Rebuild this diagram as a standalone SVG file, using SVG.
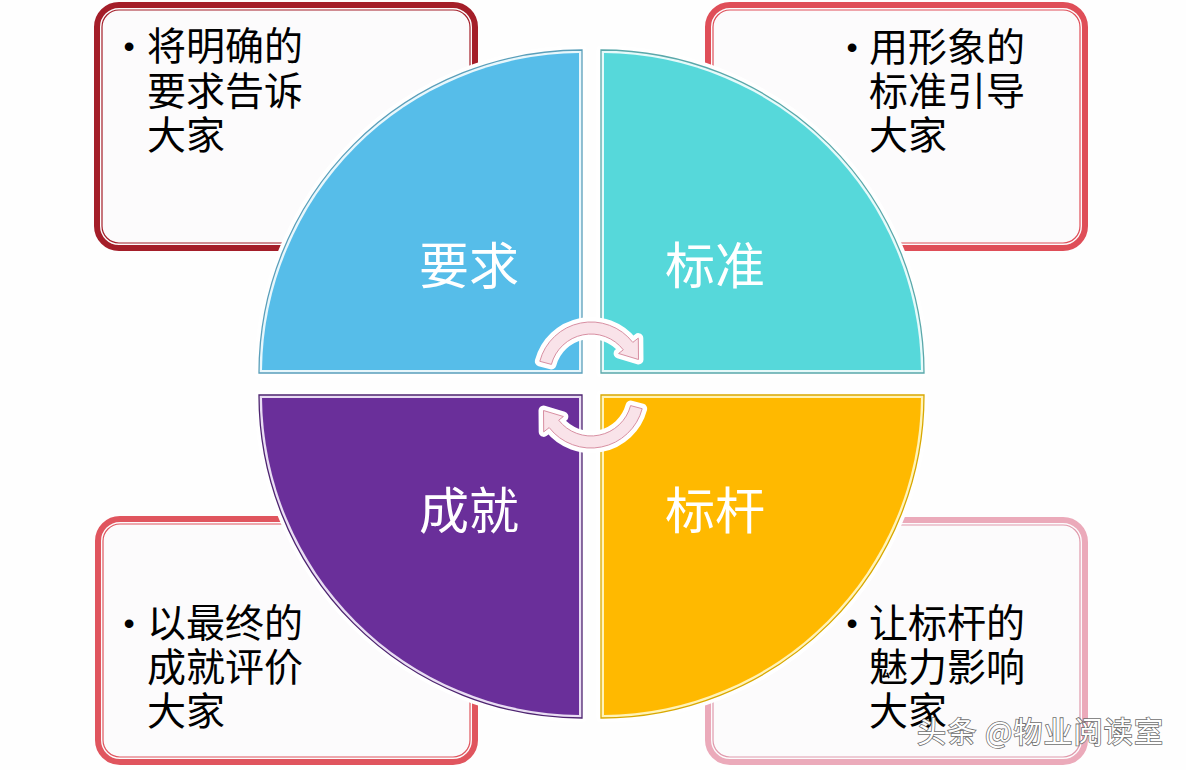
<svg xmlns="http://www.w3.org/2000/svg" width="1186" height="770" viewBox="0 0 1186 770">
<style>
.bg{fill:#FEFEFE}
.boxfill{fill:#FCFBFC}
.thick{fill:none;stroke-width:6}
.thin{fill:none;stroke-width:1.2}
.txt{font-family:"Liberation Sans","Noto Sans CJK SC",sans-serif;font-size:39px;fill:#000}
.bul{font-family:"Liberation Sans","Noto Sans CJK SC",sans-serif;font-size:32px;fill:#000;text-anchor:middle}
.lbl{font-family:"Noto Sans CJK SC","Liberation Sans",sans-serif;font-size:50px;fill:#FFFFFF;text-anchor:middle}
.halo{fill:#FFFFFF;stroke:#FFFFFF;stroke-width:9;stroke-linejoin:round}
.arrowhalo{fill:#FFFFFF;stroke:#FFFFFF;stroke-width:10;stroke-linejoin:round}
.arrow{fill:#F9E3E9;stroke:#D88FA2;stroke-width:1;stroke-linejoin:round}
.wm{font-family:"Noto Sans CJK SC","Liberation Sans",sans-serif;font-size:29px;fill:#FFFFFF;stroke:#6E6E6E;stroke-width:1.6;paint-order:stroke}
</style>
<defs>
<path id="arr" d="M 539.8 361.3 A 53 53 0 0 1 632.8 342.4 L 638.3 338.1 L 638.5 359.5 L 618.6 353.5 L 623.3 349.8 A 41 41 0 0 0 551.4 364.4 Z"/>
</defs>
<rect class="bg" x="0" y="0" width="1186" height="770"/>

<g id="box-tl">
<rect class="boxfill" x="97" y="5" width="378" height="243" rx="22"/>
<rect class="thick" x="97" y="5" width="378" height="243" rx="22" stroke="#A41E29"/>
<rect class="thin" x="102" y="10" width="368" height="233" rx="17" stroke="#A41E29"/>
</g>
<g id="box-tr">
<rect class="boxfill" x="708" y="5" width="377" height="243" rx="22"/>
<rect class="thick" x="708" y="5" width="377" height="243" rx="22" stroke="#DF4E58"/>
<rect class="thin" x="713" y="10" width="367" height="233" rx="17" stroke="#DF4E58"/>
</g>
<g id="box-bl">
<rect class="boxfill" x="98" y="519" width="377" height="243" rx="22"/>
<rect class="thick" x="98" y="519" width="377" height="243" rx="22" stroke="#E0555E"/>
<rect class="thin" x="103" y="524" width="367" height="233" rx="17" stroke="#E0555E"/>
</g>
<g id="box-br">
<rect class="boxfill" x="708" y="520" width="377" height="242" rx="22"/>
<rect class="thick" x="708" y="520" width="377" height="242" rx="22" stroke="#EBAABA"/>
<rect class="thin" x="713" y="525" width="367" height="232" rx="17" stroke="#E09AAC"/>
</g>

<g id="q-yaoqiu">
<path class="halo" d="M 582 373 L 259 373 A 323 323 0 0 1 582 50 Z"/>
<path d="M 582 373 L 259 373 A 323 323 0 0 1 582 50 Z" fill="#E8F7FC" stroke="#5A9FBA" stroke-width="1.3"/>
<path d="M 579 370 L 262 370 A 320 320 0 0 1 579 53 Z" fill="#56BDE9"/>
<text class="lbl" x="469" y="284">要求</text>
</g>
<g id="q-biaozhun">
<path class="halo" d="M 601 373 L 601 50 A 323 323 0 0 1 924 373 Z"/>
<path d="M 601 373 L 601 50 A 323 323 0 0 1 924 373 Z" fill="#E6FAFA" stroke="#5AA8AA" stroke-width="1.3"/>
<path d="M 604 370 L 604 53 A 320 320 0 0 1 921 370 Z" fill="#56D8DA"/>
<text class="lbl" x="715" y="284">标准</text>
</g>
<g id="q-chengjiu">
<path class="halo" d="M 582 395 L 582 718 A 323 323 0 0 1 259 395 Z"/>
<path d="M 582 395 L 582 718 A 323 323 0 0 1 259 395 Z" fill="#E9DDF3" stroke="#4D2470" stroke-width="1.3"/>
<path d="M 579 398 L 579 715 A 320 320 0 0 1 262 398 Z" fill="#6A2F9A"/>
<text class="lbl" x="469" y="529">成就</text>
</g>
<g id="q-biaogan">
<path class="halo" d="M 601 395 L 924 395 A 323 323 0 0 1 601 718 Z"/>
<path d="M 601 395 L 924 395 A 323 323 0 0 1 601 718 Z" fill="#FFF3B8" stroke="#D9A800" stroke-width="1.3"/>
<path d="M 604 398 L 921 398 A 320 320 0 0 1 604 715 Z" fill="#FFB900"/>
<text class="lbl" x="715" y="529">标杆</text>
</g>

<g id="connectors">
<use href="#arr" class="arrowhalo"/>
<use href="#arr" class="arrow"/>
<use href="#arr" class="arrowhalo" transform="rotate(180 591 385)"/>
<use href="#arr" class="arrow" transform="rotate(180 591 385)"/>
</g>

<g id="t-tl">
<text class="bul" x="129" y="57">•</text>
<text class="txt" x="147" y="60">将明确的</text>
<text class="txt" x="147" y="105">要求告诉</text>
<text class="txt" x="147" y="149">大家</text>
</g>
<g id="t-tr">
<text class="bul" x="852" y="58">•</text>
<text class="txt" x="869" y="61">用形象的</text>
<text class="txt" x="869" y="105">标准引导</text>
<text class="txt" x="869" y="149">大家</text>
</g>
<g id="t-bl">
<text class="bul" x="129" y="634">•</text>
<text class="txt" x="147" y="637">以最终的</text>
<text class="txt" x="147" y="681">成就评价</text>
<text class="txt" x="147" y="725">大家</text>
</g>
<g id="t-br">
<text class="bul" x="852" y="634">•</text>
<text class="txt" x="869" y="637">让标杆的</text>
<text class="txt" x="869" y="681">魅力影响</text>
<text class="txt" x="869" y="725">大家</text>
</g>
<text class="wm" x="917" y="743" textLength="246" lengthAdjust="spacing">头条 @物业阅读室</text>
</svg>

Request: Quote the listing above in full, except for the pictures.

Solution to the exercise:
Rebuild this diagram as a standalone SVG file, using SVG.
<svg xmlns="http://www.w3.org/2000/svg" width="1186" height="770" viewBox="0 0 1186 770">
<style>
.bg{fill:#FEFEFE}
.boxfill{fill:#FCFBFC}
.thick{fill:none;stroke-width:6}
.thin{fill:none;stroke-width:1.2}
.txt{font-family:"Liberation Sans","Noto Sans CJK SC",sans-serif;font-size:39px;fill:#000}
.bul{font-family:"Liberation Sans","Noto Sans CJK SC",sans-serif;font-size:32px;fill:#000;text-anchor:middle}
.lbl{font-family:"Noto Sans CJK SC","Liberation Sans",sans-serif;font-size:50px;fill:#FFFFFF;text-anchor:middle}
.halo{fill:#FFFFFF;stroke:#FFFFFF;stroke-width:9;stroke-linejoin:round}
.arrowhalo{fill:#FFFFFF;stroke:#FFFFFF;stroke-width:10;stroke-linejoin:round}
.arrow{fill:#F9E3E9;stroke:#D88FA2;stroke-width:1;stroke-linejoin:round}
.wm{font-family:"Noto Sans CJK SC","Liberation Sans",sans-serif;font-size:29px;fill:#FFFFFF;stroke:#6E6E6E;stroke-width:1.6;paint-order:stroke}
</style>
<defs>
<path id="arr" d="M 539.8 361.3 A 53 53 0 0 1 632.8 342.4 L 638.3 338.1 L 638.5 359.5 L 618.6 353.5 L 623.3 349.8 A 41 41 0 0 0 551.4 364.4 Z"/>
</defs>
<rect class="bg" x="0" y="0" width="1186" height="770"/>

<g id="box-tl">
<rect class="boxfill" x="97" y="5" width="378" height="243" rx="22"/>
<rect class="thick" x="97" y="5" width="378" height="243" rx="22" stroke="#A41E29"/>
<rect class="thin" x="102" y="10" width="368" height="233" rx="17" stroke="#A41E29"/>
</g>
<g id="box-tr">
<rect class="boxfill" x="708" y="5" width="377" height="243" rx="22"/>
<rect class="thick" x="708" y="5" width="377" height="243" rx="22" stroke="#DF4E58"/>
<rect class="thin" x="713" y="10" width="367" height="233" rx="17" stroke="#DF4E58"/>
</g>
<g id="box-bl">
<rect class="boxfill" x="98" y="519" width="377" height="243" rx="22"/>
<rect class="thick" x="98" y="519" width="377" height="243" rx="22" stroke="#E0555E"/>
<rect class="thin" x="103" y="524" width="367" height="233" rx="17" stroke="#E0555E"/>
</g>
<g id="box-br">
<rect class="boxfill" x="708" y="520" width="377" height="242" rx="22"/>
<rect class="thick" x="708" y="520" width="377" height="242" rx="22" stroke="#EBAABA"/>
<rect class="thin" x="713" y="525" width="367" height="232" rx="17" stroke="#E09AAC"/>
</g>

<g id="q-yaoqiu">
<path class="halo" d="M 582 373 L 259 373 A 323 323 0 0 1 582 50 Z"/>
<path d="M 582 373 L 259 373 A 323 323 0 0 1 582 50 Z" fill="#E8F7FC" stroke="#5A9FBA" stroke-width="1.3"/>
<path d="M 579 370 L 262 370 A 320 320 0 0 1 579 53 Z" fill="#56BDE9"/>
<text class="lbl" x="469" y="284">要求</text>
</g>
<g id="q-biaozhun">
<path class="halo" d="M 601 373 L 601 50 A 323 323 0 0 1 924 373 Z"/>
<path d="M 601 373 L 601 50 A 323 323 0 0 1 924 373 Z" fill="#E6FAFA" stroke="#5AA8AA" stroke-width="1.3"/>
<path d="M 604 370 L 604 53 A 320 320 0 0 1 921 370 Z" fill="#56D8DA"/>
<text class="lbl" x="715" y="284">标准</text>
</g>
<g id="q-chengjiu">
<path class="halo" d="M 582 395 L 582 718 A 323 323 0 0 1 259 395 Z"/>
<path d="M 582 395 L 582 718 A 323 323 0 0 1 259 395 Z" fill="#E9DDF3" stroke="#4D2470" stroke-width="1.3"/>
<path d="M 579 398 L 579 715 A 320 320 0 0 1 262 398 Z" fill="#6A2F9A"/>
<text class="lbl" x="469" y="529">成就</text>
</g>
<g id="q-biaogan">
<path class="halo" d="M 601 395 L 924 395 A 323 323 0 0 1 601 718 Z"/>
<path d="M 601 395 L 924 395 A 323 323 0 0 1 601 718 Z" fill="#FFF3B8" stroke="#D9A800" stroke-width="1.3"/>
<path d="M 604 398 L 921 398 A 320 320 0 0 1 604 715 Z" fill="#FFB900"/>
<text class="lbl" x="715" y="529">标杆</text>
</g>

<g id="connectors">
<use href="#arr" class="arrowhalo"/>
<use href="#arr" class="arrow"/>
<use href="#arr" class="arrowhalo" transform="rotate(180 591 385)"/>
<use href="#arr" class="arrow" transform="rotate(180 591 385)"/>
</g>

<g id="t-tl">
<text class="bul" x="129" y="57">•</text>
<text class="txt" x="147" y="60">将明确的</text>
<text class="txt" x="147" y="105">要求告诉</text>
<text class="txt" x="147" y="149">大家</text>
</g>
<g id="t-tr">
<text class="bul" x="852" y="58">•</text>
<text class="txt" x="869" y="61">用形象的</text>
<text class="txt" x="869" y="105">标准引导</text>
<text class="txt" x="869" y="149">大家</text>
</g>
<g id="t-bl">
<text class="bul" x="129" y="634">•</text>
<text class="txt" x="147" y="637">以最终的</text>
<text class="txt" x="147" y="681">成就评价</text>
<text class="txt" x="147" y="725">大家</text>
</g>
<g id="t-br">
<text class="bul" x="852" y="634">•</text>
<text class="txt" x="869" y="637">让标杆的</text>
<text class="txt" x="869" y="681">魅力影响</text>
<text class="txt" x="869" y="725">大家</text>
</g>
<text class="wm" x="917" y="743" textLength="246" lengthAdjust="spacing">头条 @物业阅读室</text>
</svg>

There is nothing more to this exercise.